# Data block start

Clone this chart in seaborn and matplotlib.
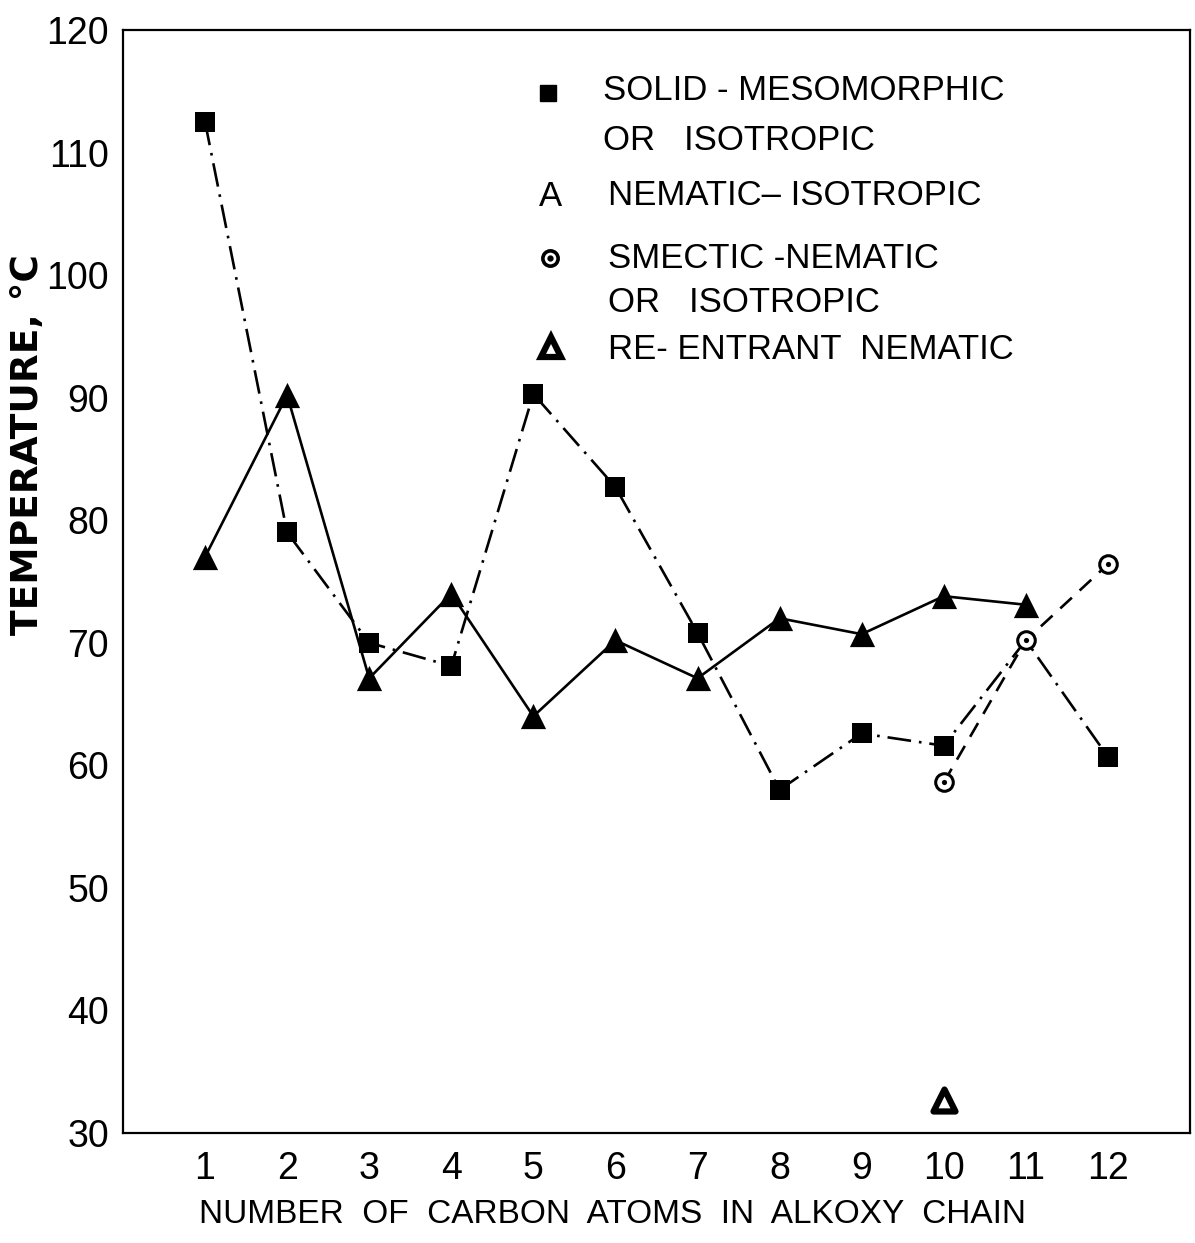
import numpy as np
import pandas as pd
import matplotlib
matplotlib.use("Agg")
import matplotlib.pyplot as plt
import seaborn as sns

# === Data ===
carbons = [1, 2, 3, 4, 5, 6, 7, 8, 9, 10, 11, 12]
solid_meso = [112.5, 79.0, 70.0, 68.1, 90.3, 82.7, 70.8, 58.0, 62.6, 61.6, 70.2, 60.7]
nem_iso_n = [1, 2, 3, 4, 5, 6, 7, 8, 9, 10, 11]
nem_iso = [77.0, 90.2, 67.1, 74.0, 64.0, 70.2, 67.1, 72.0, 70.7, 73.8, 73.1]
smectic_n = [10, 11, 12]
smectic = [58.6, 70.2, 76.4]
reentrant_n = [10]
reentrant = [32.7]
y_ticks = [30, 40, 50, 60, 70, 80, 90, 100, 110, 120]

df_solid = pd.DataFrame({"n": carbons, "T": solid_meso})
df_nem = pd.DataFrame({"n": nem_iso_n, "T": nem_iso})
df_sm = pd.DataFrame({"n": smectic_n, "T": smectic})
df_re = pd.DataFrame({"n": reentrant_n, "T": reentrant})

sns.set_theme(style="white", rc={"axes.edgecolor": "black", "text.color": "black",
                                 "xtick.color": "black", "ytick.color": "black",
                                 "axes.labelcolor": "black"})
plt.rcParams["font.family"] = ["Liberation Sans", "DejaVu Sans"]

fig = plt.figure(figsize=(11.95, 12.43), dpi=100)
ax = fig.add_axes([0.1029, 0.0885, 0.8929, 0.8874])

# === Lines ===
sns.lineplot(data=df_solid, x="n", y="T", ax=ax, color="black", linewidth=1.9,
             linestyle=(0, (9, 3, 1, 3)), estimator=None, sort=False)
sns.lineplot(data=df_nem, x="n", y="T", ax=ax, color="black", linewidth=1.9,
             estimator=None, sort=False)
sns.lineplot(data=df_sm, x="n", y="T", ax=ax, color="black", linewidth=1.9,
             linestyle=(0, (6, 4)), estimator=None, sort=False)

# === Markers (square at n=11 is hidden under the smectic circle) ===
sns.scatterplot(data=df_solid[df_solid["n"] != 11], x="n", y="T", ax=ax, marker="s",
                s=190, color="black", linewidth=0, zorder=4)
sns.scatterplot(data=df_nem, x="n", y="T", ax=ax, marker="^", s=330,
                color="black", linewidth=0, zorder=4)
sns.scatterplot(data=df_sm, x="n", y="T", ax=ax, marker="o", s=160,
                color="white", edgecolor="black", linewidth=2.2, zorder=5)
sns.scatterplot(data=df_sm, x="n", y="T", ax=ax, marker="o", s=14,
                color="black", linewidth=0, zorder=6)
sns.scatterplot(data=df_re, x="n", y="T", ax=ax, marker="^", s=250,
                color="white", edgecolor="black", linewidth=4.5, zorder=5)

# === Axes ===
ax.set_xlim(0, 13)
ax.set_ylim(30, 120)
ax.set_xticks(carbons)
ax.set_yticks(y_ticks)
ax.tick_params(axis="both", direction="in", width=1.8, labelsize=27)
ax.tick_params(axis="x", length=15, pad=13)
ax.tick_params(axis="y", length=13, pad=10)
for sp in ax.spines.values():
    sp.set_linewidth(1.6)
    sp.set_visible(True)

ax.set_xlabel("NUMBER  OF  CARBON  ATOMS  IN  ALKOXY  CHAIN", fontsize=24)
ax.xaxis.label.set_va("center")
ax.xaxis.set_label_coords(0.459, -0.074)
ax.set_ylabel("TEMPERATURE, °C", fontsize=27, fontweight="bold", family="DejaVu Sans")
ax.yaxis.label.set_va("center")
ax.yaxis.set_label_coords(-0.089, 0.624)

# === Legend block (hand placed, as in the original) ===
tr = ax.transAxes
fs = 25
ax.plot([0.398], [0.943], "s", ms=12, color="black", transform=tr, clip_on=False)
ax.text(0.450, 0.945, "SOLID - MESOMORPHIC", transform=tr, fontsize=fs, va="center")
ax.text(0.450, 0.900, "OR   ISOTROPIC", transform=tr, fontsize=fs, va="center")
ax.text(0.401, 0.849, "A", transform=tr, fontsize=fs, va="center", ha="center")
ax.text(0.4545, 0.8495, "NEMATIC\u2013 ISOTROPIC", transform=tr, fontsize=fs, va="center")
ax.plot([0.400], [0.793], "o", ms=11, mfc="white", mec="black", mew=2.6, transform=tr, clip_on=False)
ax.plot([0.400], [0.793], "o", ms=3.5, color="black", transform=tr, clip_on=False)
ax.text(0.4545, 0.793, "SMECTIC -NEMATIC", transform=tr, fontsize=fs, va="center")
ax.text(0.4545, 0.7525, "OR   ISOTROPIC", transform=tr, fontsize=fs, va="center")
ax.plot([0.401], [0.7126], "^", ms=14, mfc="white", mec="black", mew=4.5, transform=tr, clip_on=False)
ax.text(0.4545, 0.710, "RE- ENTRANT  NEMATIC", transform=tr, fontsize=fs, va="center")

fig.savefig("out.png", dpi=100)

# Data block end

* _Task to complete_
Reproduce the whole listing word for word, setting aside any pictures.

* _Expected output_
Clone this chart in seaborn and matplotlib.
import numpy as np
import pandas as pd
import matplotlib
matplotlib.use("Agg")
import matplotlib.pyplot as plt
import seaborn as sns

# === Data ===
carbons = [1, 2, 3, 4, 5, 6, 7, 8, 9, 10, 11, 12]
solid_meso = [112.5, 79.0, 70.0, 68.1, 90.3, 82.7, 70.8, 58.0, 62.6, 61.6, 70.2, 60.7]
nem_iso_n = [1, 2, 3, 4, 5, 6, 7, 8, 9, 10, 11]
nem_iso = [77.0, 90.2, 67.1, 74.0, 64.0, 70.2, 67.1, 72.0, 70.7, 73.8, 73.1]
smectic_n = [10, 11, 12]
smectic = [58.6, 70.2, 76.4]
reentrant_n = [10]
reentrant = [32.7]
y_ticks = [30, 40, 50, 60, 70, 80, 90, 100, 110, 120]

df_solid = pd.DataFrame({"n": carbons, "T": solid_meso})
df_nem = pd.DataFrame({"n": nem_iso_n, "T": nem_iso})
df_sm = pd.DataFrame({"n": smectic_n, "T": smectic})
df_re = pd.DataFrame({"n": reentrant_n, "T": reentrant})

sns.set_theme(style="white", rc={"axes.edgecolor": "black", "text.color": "black",
                                 "xtick.color": "black", "ytick.color": "black",
                                 "axes.labelcolor": "black"})
plt.rcParams["font.family"] = ["Liberation Sans", "DejaVu Sans"]

fig = plt.figure(figsize=(11.95, 12.43), dpi=100)
ax = fig.add_axes([0.1029, 0.0885, 0.8929, 0.8874])

# === Lines ===
sns.lineplot(data=df_solid, x="n", y="T", ax=ax, color="black", linewidth=1.9,
             linestyle=(0, (9, 3, 1, 3)), estimator=None, sort=False)
sns.lineplot(data=df_nem, x="n", y="T", ax=ax, color="black", linewidth=1.9,
             estimator=None, sort=False)
sns.lineplot(data=df_sm, x="n", y="T", ax=ax, color="black", linewidth=1.9,
             linestyle=(0, (6, 4)), estimator=None, sort=False)

# === Markers (square at n=11 is hidden under the smectic circle) ===
sns.scatterplot(data=df_solid[df_solid["n"] != 11], x="n", y="T", ax=ax, marker="s",
                s=190, color="black", linewidth=0, zorder=4)
sns.scatterplot(data=df_nem, x="n", y="T", ax=ax, marker="^", s=330,
                color="black", linewidth=0, zorder=4)
sns.scatterplot(data=df_sm, x="n", y="T", ax=ax, marker="o", s=160,
                color="white", edgecolor="black", linewidth=2.2, zorder=5)
sns.scatterplot(data=df_sm, x="n", y="T", ax=ax, marker="o", s=14,
                color="black", linewidth=0, zorder=6)
sns.scatterplot(data=df_re, x="n", y="T", ax=ax, marker="^", s=250,
                color="white", edgecolor="black", linewidth=4.5, zorder=5)

# === Axes ===
ax.set_xlim(0, 13)
ax.set_ylim(30, 120)
ax.set_xticks(carbons)
ax.set_yticks(y_ticks)
ax.tick_params(axis="both", direction="in", width=1.8, labelsize=27)
ax.tick_params(axis="x", length=15, pad=13)
ax.tick_params(axis="y", length=13, pad=10)
for sp in ax.spines.values():
    sp.set_linewidth(1.6)
    sp.set_visible(True)

ax.set_xlabel("NUMBER  OF  CARBON  ATOMS  IN  ALKOXY  CHAIN", fontsize=24)
ax.xaxis.label.set_va("center")
ax.xaxis.set_label_coords(0.459, -0.074)
ax.set_ylabel("TEMPERATURE, °C", fontsize=27, fontweight="bold", family="DejaVu Sans")
ax.yaxis.label.set_va("center")
ax.yaxis.set_label_coords(-0.089, 0.624)

# === Legend block (hand placed, as in the original) ===
tr = ax.transAxes
fs = 25
ax.plot([0.398], [0.943], "s", ms=12, color="black", transform=tr, clip_on=False)
ax.text(0.450, 0.945, "SOLID - MESOMORPHIC", transform=tr, fontsize=fs, va="center")
ax.text(0.450, 0.900, "OR   ISOTROPIC", transform=tr, fontsize=fs, va="center")
ax.text(0.401, 0.849, "A", transform=tr, fontsize=fs, va="center", ha="center")
ax.text(0.4545, 0.8495, "NEMATIC\u2013 ISOTROPIC", transform=tr, fontsize=fs, va="center")
ax.plot([0.400], [0.793], "o", ms=11, mfc="white", mec="black", mew=2.6, transform=tr, clip_on=False)
ax.plot([0.400], [0.793], "o", ms=3.5, color="black", transform=tr, clip_on=False)
ax.text(0.4545, 0.793, "SMECTIC -NEMATIC", transform=tr, fontsize=fs, va="center")
ax.text(0.4545, 0.7525, "OR   ISOTROPIC", transform=tr, fontsize=fs, va="center")
ax.plot([0.401], [0.7126], "^", ms=14, mfc="white", mec="black", mew=4.5, transform=tr, clip_on=False)
ax.text(0.4545, 0.710, "RE- ENTRANT  NEMATIC", transform=tr, fontsize=fs, va="center")

fig.savefig("out.png", dpi=100)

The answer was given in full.